To reinforce the danger and reward of witnessing the event, we layered additional systems onto the spectacle.

  • Rare gatherables burst from the sand during the emergence, including a unique mining node that could yield Gypsum, Orichalcum, and Starmetal.
  • We also added lethal damage volumes to the animations. Players standing too close would be killed outright.

The result was chaos, often captured in player videos. The Sandwurm frequently appeared during unrelated activities, sometimes wiping out entire groups mid combat. One of my favorite authored moments involved placing a Sandwurm spawn directly on top of a public Corrupted Portal event. The convergence of these systems created emergent situations that players still talk about. Despite the deaths and disruption, the dominant reaction was excitement. Players consistently described the experience as unforgettable.

Iteration on the Sandwurm was fast and occasionally destructive. During internal testing, we reduced the respawn timer to just a few seconds on a developer build. This caused dozens of Sandwurms to erupt across the desert simultaneously and quickly crashed the server. Even so, the most common feedback from developers was not frustration, but enthusiasm.
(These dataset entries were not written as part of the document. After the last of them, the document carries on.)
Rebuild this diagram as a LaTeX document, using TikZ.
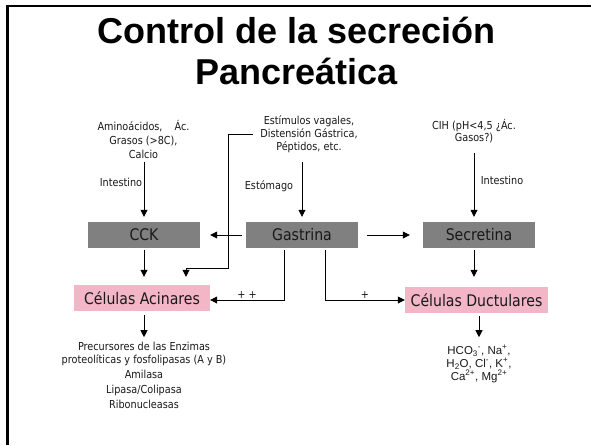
\documentclass[tikz,border=0pt]{standalone}
\usepackage{fontspec}
\setmainfont{DejaVu Sans}[FakeStretch=0.88]
\newfontfamily\titlefont{Liberation Sans}
\usetikzlibrary{arrows.meta}
\definecolor{boxgray}{RGB}{128,128,128}
\definecolor{boxpink}{RGB}{242,182,198}
\definecolor{txt}{RGB}{25,25,25}
\begin{document}
\begin{tikzpicture}[x=1pt,y=-1pt,
  hbox/.style={fill=boxgray, minimum width=112pt, minimum height=26pt, inner sep=0pt, font=\fontsize{16}{19}\selectfont, text=txt},
  cbox/.style={fill=boxpink, minimum height=26pt, inner sep=0pt, font=\fontsize{16}{19}\selectfont, text=txt},
  small/.style={font=\fontsize{11}{13.5}\selectfont, text=txt, align=center, inner sep=0pt},
  ionfont/.style={font=\titlefont\fontsize{11.5}{13}\selectfont, text=txt, align=center, inner sep=0pt},
  conn/.style={draw=black, line width=0.8pt, -{Triangle[length=7pt,width=7pt]}},
]
\useasboundingbox (0,0) rectangle (591,445);
\fill[white] (0,0) rectangle (591,445);
\draw[line width=2.5pt] (7.5,445) -- (7.5,6) -- (591,6);

\node[font=\titlefont\bfseries\fontsize{36}{41}\selectfont, text=black, align=center, inner sep=0pt] (title) at (296.5,50.5) {Control de la secreción\\Pancreática};

% boxes
\node[hbox] (cck) at (144,235) {CCK};
\node[hbox] (gas) at (302,235) {Gastrina};
\node[hbox] (sec) at (479,235) {Secretina};
\node[cbox, minimum width=136pt] (aci) at (142,298) {Células Acinares};
\node[cbox, minimum width=143pt] (duc) at (476.5,300) {Células Ductulares};

% texts
\node[small, font=\fontsize{11}{14}\selectfont] (amino) at (143.5,139) {Aminoácidos,\hspace{12pt}Ác.\\Grasos (>8C),\\Calcio};
\node[small, font=\fontsize{11}{13}\selectfont] (estim) at (309,134) {Estímulos vagales,\\Distensión Gástrica,\\Péptidos, etc.};
\node[small, font=\fontsize{11}{12}\selectfont] (cih) at (474,131) {CIH (pH<4,5 ¿Ác.\\Gasos?)};
\node[small] (intL) at (121,182) {Intestino};
\node[small] (esto) at (269,186) {Estómago};
\node[small] (intR) at (502,180) {Intestino};
\node[small, font=\fontsize{11}{15}\selectfont] (prod) at (144,375) {Precursores de las Enzimas\\[-2pt]proteolíticas y fosfolipasas (A y B)\\Amilasa\\Lipasa/Colipasa\\Ribonucleasas};
\node[ionfont] (ions) at (479,364) {HCO\textsubscript{3}\textsuperscript{-}, Na\textsuperscript{+},\\H\textsubscript{2}O, Cl\textsuperscript{-}, K\textsuperscript{+},\\Ca\textsuperscript{2+}, Mg\textsuperscript{2+}};

% connectors
\draw[conn] ([yshift=-4pt]amino.south -| cck.north) -- ([yshift=5pt]cck.north);
\draw[conn] ([yshift=-9pt]estim.south -| gas.north) -- ([yshift=5pt]gas.north);
\draw[conn] ([yshift=-10pt]cih.south) -- ([yshift=5pt]cih.south |- sec.north);
\draw[conn] ([xshift=-4pt]gas.west) -- ([xshift=10pt]cck.east);
\draw[conn] ([xshift=9pt]gas.east) -- ([xshift=-13pt]sec.west);
\draw[conn] ([xshift=-7pt]estim.west) -| (228,268) -| ([xshift=44pt,yshift=8pt]aci.north);
\draw[conn] ([yshift=-2pt]cck.south) -- ([yshift=8pt]aci.north -| cck.south);
\draw[conn] ([xshift=-18pt,yshift=-2pt]gas.south) |- node[pos=0.75, above=1pt, small] {+ +} ([yshift=-2pt]aci.east);
\draw[conn] ([xshift=23pt,yshift=-2pt]gas.south) |- node[pos=0.75, above=1pt, small] {+} (duc.west);
\draw[conn] ([yshift=-2pt]sec.south -| cih.south) -- ([yshift=10pt]duc.north -| cih.south);
\draw[conn] ([yshift=-4pt]aci.south -| prod.north) -- ++(0,22);
\draw[conn] ([yshift=-3pt]duc.south -| ions.north) -- ++(0,21);
\end{tikzpicture}
\end{document}
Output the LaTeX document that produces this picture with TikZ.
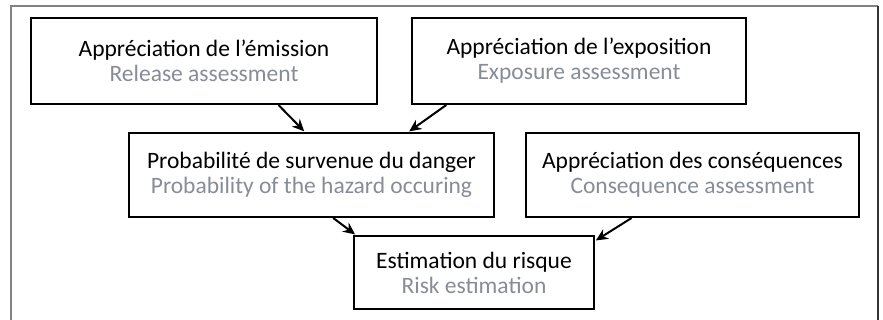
\documentclass[tikz,border=0pt]{standalone}
\usepackage{fontspec}
\setmainfont{Carlito}
\usetikzlibrary{calc,arrows.meta}
\definecolor{subgray}{RGB}{135,140,152}
\definecolor{framegray}{RGB}{130,130,130}
\tikzset{
  box/.style={draw=black, line width=2pt, inner sep=0pt, align=center,
    font=\fontsize{23.5}{25}\selectfont},
  arr/.style={line width=2pt, -{Stealth[length=12pt,width=11pt]}, shorten >=1pt},
}
\newcommand{\sub}[1]{\textcolor{subgray}{#1}}
\begin{document}
\begin{tikzpicture}[x=1pt,y=-1pt]
\useasboundingbox (0,0) rectangle (883,320);
\draw[framegray, line width=1.2pt] (11,321) -- (11,6) -- (878,6);
\draw[black!80, line width=1.2pt] (878,6) -- (878,321);
\node[box, minimum width=346pt, minimum height=86pt] (b1) at (204,61)
  {Appréciation de l’émission\\\sub{Release assessment}};
\node[box, minimum width=334pt, minimum height=86pt] (b2) at (579,61)
  {Appréciation de l’exposition\\\sub{Exposure assessment}};
\node[box, minimum width=365pt, minimum height=84pt] (b3) at (311.5,175)
  {Probabilité de survenue du danger\\\sub{Probability of the hazard occuring}};
\node[box, minimum width=333pt, minimum height=84pt] (b4) at (692.5,175)
  {Appréciation des conséquences\\\sub{Consequence assessment}};
\node[box, minimum width=240pt, minimum height=73pt] (b5) at (474,272.5)
  {Estimation du risque\\\sub{Risk estimation}};
\draw[arr] ($(b1.south west)!0.714!(b1.south east)$) -- ($(b3.north west)!0.482!(b3.north east)$);
\draw[arr] ($(b2.south west)!0.105!(b2.south east)$) -- ($(b3.north west)!0.764!(b3.north east)$);
\draw[arr] ($(b3.south west)!0.559!(b3.south east)$) -- ($(b5.north west)!0.012!(b5.north east)$);
\draw[arr] ($(b4.south west)!0.318!(b4.south east)$) -- ($(b5.north east)!0.08!(b5.south east)$);
\end{tikzpicture}
\end{document}
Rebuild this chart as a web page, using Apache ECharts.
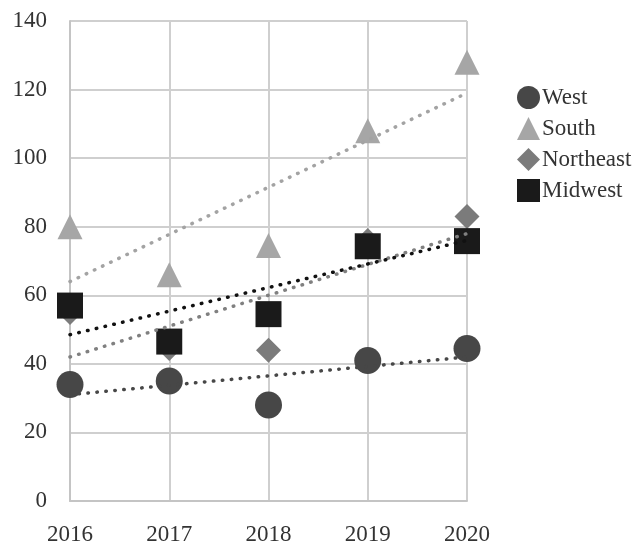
<!DOCTYPE html>
<html>
<head>
<meta charset="utf-8">
<script src="https://cdn.jsdelivr.net/npm/echarts@6/dist/echarts.min.js"></script>
<style>
  html, body { margin: 0; padding: 0; background: #fff; }
  #chart { width: 636px; height: 546px; }
</style>
</head>
<body>
<div id="chart"></div>
<script>
const years = ['2016', '2017', '2018', '2019', '2020'];
const westData = [34, 35, 28, 41, 44.5];
const southData = [80, 66, 74.5, 108, 128];
const northeastData = [55, 44.5, 44, 76, 83];
const midwestData = [57, 46.5, 54.5, 74.3, 75.8];
// trend line ends (2016, 2020)
const westTrend = [31, 42];
const southTrend = [64, 119];
const northeastTrend = [42, 78];
const midwestTrend = [48.5, 76];

const font = '"Liberation Serif", "Times New Roman", serif';

// put the two ends on the first and last category, gap in between
const trendData = (ends) => years.map((y, i) => {
  if (i === 0) return ends[0];
  if (i === years.length - 1) return ends[1];
  return '-';
});

const trend = (name, ends, color) => ({
  name: name + ' trend',
  type: 'line',
  data: trendData(ends),
  connectNulls: true,
  symbol: 'none',
  silent: true,
  z: 5,
  lineStyle: { color: color, width: 3.5, type: [0.5, 8.5], cap: 'round' },
});

const dots = (name, data, symbol, size, color) => ({
  name: name,
  type: 'scatter',
  data: data,
  symbol: symbol,
  symbolSize: size,
  itemStyle: { color: color, opacity: 1 },
  z: 3,
});

const myCharts = echarts.init(document.getElementById('chart'));
myCharts.setOption({
  animation: false,
  backgroundColor: '#fff',
  textStyle: { fontFamily: font },
  grid: { left: 70, right: 169, top: 21, bottom: 44 },
  legend: {
    data: ['West', 'South', 'Northeast', 'Midwest'],
    orient: 'vertical',
    left: 512,
    top: 81,
    itemWidth: 23,
    itemHeight: 23,
    itemGap: 8,
    textStyle: { fontFamily: font, fontSize: 23, color: '#333', padding: [0, 0, 0, -3] },
  },
  xAxis: {
    type: 'category',
    data: years,
    boundaryGap: false,
    axisLine: { lineStyle: { color: '#c4c4c4', width: 2 } },
    axisTick: { show: false },
    axisLabel: { margin: 22, fontSize: 23, color: '#333', fontFamily: font },
    splitLine: { show: true, lineStyle: { color: '#cfcfcf', width: 2 } },
  },
  yAxis: {
    type: 'value',
    min: 0,
    max: 140,
    interval: 20,
    axisLine: { show: true, lineStyle: { color: '#c4c4c4', width: 2 } },
    axisTick: { show: false },
    axisLabel: { margin: 23, fontSize: 23, color: '#333', fontFamily: font, padding: [7, 0, 0, 0] },
    splitLine: { lineStyle: { color: '#cfcfcf', width: 2 } },
  },
  series: [
    dots('West', westData, 'circle', 27, '#474747'),
    dots('South', southData, 'triangle', 25, '#a6a6a6'),
    dots('Northeast', northeastData, 'diamond', 25, '#7b7b7b'),
    dots('Midwest', midwestData, 'rect', 26, '#1a1a1a'),
    trend('West', westTrend, '#474747'),
    trend('South', southTrend, '#a3a3a3'),
    trend('Northeast', northeastTrend, '#808080'),
    trend('Midwest', midwestTrend, '#111111'),
  ],
});
</script>
</body>
</html>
It was repeatedly described as one of the most impressive moments they had seen in the game, even while it was breaking everything.

Impact and Outcome

The impact of the Sandwurm extended far beyond Brimstone Sands. It directly inspired the Sandwurm Elite Trial and became a central pillar of marketing for the expansion. The creature appeared prominently in trailers, promotional art, merchandise, and internal branding. Over time, the Sandwurm evolved into a recognizable mascot for New World.

What began as an effort to push immersive world design forward resulted in one of the most iconic creatures in the game. The Sandwurm demonstrated that open world spectacle does not need quest markers or scheduled encounters to be meaningful. Sometimes, simply witnessing something impossible is enough.